Below are the records; copy each line in them that holds the word "this".

********

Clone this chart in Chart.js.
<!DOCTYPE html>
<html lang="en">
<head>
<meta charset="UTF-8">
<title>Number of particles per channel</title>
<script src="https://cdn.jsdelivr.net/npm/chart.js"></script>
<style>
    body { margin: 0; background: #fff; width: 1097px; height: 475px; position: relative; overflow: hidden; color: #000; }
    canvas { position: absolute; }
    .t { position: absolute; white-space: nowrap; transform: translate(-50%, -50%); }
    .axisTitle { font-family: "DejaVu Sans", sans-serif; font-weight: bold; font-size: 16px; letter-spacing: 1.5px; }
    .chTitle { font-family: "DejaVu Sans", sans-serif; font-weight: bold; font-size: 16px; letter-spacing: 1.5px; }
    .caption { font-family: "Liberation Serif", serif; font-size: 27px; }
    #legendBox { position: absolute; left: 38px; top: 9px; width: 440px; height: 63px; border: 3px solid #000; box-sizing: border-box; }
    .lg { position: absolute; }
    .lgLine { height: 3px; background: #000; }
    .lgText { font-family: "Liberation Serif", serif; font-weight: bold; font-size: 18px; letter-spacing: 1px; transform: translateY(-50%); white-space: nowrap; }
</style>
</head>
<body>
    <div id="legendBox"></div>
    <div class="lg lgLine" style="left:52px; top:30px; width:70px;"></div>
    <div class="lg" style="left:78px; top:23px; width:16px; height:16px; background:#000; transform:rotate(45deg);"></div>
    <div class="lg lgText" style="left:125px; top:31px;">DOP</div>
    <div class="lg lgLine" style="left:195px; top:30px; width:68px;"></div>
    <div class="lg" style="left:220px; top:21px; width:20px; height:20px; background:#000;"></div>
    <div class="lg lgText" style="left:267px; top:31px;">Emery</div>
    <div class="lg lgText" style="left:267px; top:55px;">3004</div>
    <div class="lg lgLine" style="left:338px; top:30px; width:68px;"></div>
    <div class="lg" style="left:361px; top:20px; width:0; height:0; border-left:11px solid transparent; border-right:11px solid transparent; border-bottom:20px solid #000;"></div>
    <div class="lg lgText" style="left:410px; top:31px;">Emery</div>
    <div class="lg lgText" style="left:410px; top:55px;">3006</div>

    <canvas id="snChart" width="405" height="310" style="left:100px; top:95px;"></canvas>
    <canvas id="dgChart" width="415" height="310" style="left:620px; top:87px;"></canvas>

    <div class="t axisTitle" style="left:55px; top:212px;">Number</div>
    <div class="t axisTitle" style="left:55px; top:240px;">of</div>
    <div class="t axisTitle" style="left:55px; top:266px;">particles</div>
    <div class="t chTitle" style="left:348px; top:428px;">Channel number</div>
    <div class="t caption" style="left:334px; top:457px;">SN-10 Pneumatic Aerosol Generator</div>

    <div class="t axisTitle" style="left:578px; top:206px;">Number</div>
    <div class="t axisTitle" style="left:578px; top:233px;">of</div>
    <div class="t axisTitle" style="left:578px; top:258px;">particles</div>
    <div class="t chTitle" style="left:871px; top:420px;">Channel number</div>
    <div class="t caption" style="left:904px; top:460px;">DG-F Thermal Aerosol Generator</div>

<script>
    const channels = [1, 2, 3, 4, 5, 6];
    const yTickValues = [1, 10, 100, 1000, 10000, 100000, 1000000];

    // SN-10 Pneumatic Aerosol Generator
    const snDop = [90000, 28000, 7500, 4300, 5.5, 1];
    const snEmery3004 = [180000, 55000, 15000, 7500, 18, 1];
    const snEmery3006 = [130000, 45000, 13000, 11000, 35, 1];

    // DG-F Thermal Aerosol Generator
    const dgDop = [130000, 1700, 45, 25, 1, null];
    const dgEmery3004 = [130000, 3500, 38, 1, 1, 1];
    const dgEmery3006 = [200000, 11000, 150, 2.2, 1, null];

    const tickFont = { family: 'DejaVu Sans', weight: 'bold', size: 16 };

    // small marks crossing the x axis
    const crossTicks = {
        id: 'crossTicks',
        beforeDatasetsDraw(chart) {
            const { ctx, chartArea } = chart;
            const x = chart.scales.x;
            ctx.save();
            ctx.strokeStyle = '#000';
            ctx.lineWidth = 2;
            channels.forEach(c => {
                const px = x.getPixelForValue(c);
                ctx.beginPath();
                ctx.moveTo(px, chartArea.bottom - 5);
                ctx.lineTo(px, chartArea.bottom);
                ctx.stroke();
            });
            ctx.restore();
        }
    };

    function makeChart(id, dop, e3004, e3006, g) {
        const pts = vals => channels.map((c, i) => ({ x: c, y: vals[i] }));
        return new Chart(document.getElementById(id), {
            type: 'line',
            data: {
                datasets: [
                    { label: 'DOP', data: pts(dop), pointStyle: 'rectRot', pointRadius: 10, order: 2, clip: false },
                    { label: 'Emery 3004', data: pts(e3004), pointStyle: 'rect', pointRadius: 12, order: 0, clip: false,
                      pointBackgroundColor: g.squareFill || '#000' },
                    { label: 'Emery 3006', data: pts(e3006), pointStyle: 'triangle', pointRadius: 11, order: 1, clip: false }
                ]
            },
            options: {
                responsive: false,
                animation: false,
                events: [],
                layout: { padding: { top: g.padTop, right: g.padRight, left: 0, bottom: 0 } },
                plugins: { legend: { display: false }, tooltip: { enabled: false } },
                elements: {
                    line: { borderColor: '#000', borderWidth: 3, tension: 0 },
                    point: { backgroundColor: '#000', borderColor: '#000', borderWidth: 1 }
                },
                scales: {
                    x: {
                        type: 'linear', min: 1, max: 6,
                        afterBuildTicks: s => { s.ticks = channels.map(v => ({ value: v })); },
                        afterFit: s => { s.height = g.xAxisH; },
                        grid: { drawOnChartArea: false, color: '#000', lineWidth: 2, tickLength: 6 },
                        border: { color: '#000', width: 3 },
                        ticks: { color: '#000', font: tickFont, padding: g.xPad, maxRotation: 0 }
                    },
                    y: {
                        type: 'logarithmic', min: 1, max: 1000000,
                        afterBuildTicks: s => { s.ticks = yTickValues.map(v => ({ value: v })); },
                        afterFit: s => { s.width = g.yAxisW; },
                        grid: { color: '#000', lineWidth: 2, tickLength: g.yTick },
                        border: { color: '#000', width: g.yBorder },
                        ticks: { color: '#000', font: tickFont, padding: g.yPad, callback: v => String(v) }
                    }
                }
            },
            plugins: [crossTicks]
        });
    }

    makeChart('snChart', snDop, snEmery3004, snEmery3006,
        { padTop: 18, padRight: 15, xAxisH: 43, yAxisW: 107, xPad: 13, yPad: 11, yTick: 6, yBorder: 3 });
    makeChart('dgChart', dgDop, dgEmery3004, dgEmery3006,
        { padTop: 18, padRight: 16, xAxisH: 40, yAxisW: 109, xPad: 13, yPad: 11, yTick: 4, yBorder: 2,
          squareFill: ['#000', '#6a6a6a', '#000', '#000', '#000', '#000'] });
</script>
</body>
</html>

********

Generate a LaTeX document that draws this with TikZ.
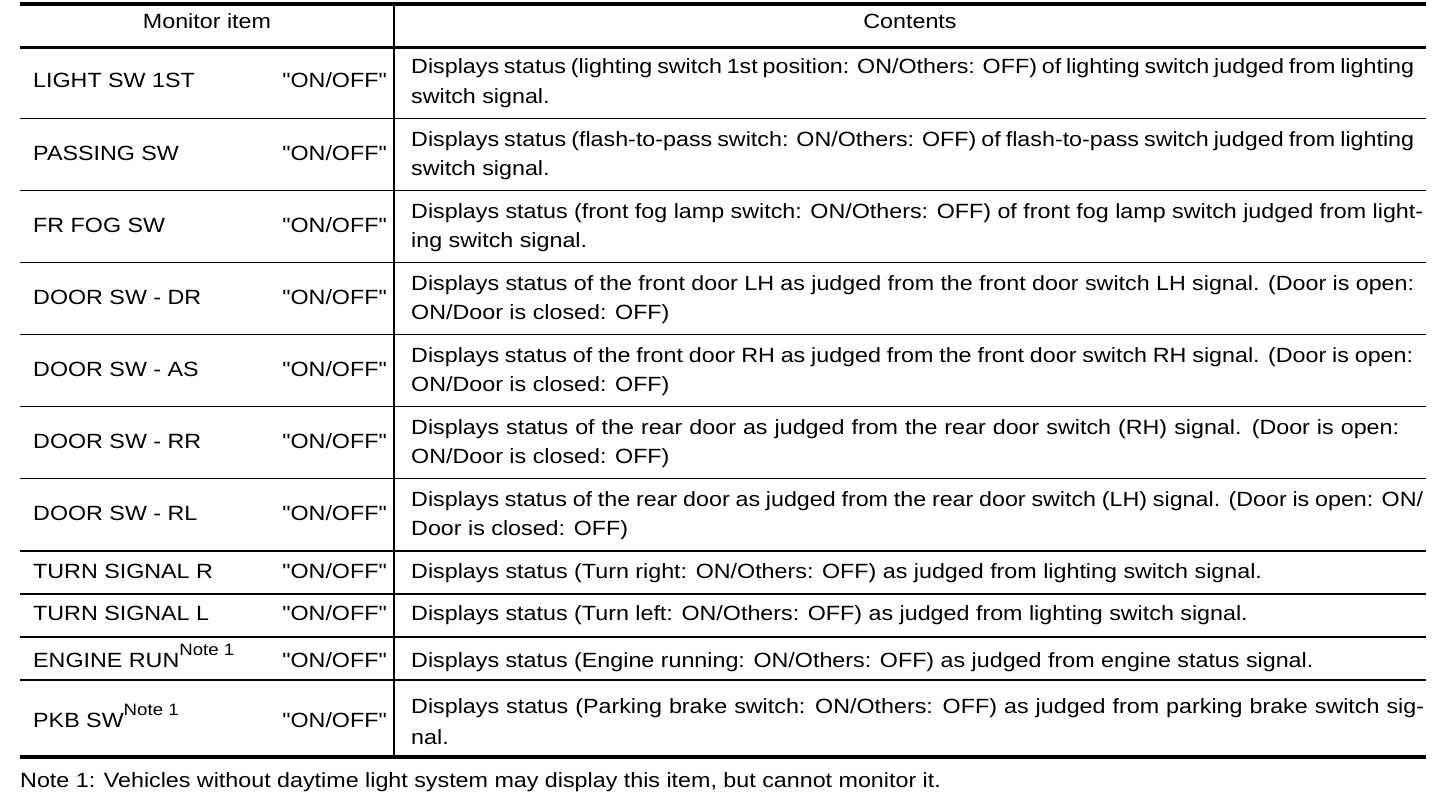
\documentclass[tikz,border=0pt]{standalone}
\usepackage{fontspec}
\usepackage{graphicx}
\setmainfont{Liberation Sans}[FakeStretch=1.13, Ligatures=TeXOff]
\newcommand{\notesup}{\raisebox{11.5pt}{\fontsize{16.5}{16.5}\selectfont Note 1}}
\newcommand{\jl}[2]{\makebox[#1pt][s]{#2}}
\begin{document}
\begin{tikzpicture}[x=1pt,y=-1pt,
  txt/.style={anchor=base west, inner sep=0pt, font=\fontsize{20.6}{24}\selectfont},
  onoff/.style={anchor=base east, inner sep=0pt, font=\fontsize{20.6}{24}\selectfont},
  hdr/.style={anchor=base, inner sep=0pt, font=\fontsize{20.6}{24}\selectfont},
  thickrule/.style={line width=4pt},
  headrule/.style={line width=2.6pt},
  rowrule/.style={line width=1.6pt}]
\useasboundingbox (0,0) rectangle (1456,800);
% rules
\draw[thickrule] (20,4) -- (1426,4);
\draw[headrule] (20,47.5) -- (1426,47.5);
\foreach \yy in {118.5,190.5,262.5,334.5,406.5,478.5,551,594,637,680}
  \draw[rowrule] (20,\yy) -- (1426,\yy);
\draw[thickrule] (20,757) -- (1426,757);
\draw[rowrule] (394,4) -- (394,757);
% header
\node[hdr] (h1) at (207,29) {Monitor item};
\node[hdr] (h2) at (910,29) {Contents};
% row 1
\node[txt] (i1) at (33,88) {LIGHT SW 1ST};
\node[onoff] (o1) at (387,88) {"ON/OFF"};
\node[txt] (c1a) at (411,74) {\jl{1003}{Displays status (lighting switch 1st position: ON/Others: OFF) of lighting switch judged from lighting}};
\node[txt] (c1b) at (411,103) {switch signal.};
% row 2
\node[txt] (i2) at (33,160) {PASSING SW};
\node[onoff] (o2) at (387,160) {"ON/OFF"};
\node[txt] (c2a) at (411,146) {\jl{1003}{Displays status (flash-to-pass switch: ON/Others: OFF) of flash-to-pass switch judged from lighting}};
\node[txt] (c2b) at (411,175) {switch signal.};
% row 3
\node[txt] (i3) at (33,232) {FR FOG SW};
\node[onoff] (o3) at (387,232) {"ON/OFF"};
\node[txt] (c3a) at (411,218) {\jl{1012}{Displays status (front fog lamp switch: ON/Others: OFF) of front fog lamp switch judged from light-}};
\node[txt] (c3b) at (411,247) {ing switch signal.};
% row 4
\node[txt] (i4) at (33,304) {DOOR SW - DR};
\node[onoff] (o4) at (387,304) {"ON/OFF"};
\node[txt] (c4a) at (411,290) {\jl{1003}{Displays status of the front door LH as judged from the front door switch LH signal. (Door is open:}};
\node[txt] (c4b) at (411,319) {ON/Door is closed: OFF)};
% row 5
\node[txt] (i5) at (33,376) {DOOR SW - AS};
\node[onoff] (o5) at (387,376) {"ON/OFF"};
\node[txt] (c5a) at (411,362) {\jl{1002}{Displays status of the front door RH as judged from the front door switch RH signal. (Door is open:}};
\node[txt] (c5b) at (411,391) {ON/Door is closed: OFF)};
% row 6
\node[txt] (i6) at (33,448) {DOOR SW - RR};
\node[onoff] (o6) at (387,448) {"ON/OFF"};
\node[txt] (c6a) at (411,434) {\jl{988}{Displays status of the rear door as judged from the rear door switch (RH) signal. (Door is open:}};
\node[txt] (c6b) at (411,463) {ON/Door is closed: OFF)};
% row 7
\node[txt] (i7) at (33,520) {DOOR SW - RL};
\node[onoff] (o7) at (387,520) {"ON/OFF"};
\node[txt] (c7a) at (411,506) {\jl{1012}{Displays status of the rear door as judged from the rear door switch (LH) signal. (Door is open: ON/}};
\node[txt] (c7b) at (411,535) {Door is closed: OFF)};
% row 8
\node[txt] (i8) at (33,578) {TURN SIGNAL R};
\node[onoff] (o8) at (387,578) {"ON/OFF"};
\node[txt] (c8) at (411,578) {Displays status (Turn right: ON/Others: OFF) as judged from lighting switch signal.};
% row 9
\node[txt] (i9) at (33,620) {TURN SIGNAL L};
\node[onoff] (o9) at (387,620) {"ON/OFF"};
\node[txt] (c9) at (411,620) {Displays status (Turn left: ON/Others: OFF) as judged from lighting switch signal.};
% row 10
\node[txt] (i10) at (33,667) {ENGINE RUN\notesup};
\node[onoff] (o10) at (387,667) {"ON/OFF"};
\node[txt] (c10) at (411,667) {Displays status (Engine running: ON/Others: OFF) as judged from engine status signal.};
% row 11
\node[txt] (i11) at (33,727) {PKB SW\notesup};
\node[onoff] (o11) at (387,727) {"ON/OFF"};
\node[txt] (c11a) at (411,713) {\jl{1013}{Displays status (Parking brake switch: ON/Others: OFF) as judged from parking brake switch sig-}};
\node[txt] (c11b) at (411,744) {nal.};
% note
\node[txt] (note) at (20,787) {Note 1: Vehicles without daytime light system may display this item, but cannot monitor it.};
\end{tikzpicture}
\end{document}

********

### Expected output
Clone this chart in Chart.js.
Generate a LaTeX document that draws this with TikZ.
\node[txt] (note) at (20,787) {Note 1: Vehicles without daytime light system may display this item, but cannot monitor it.};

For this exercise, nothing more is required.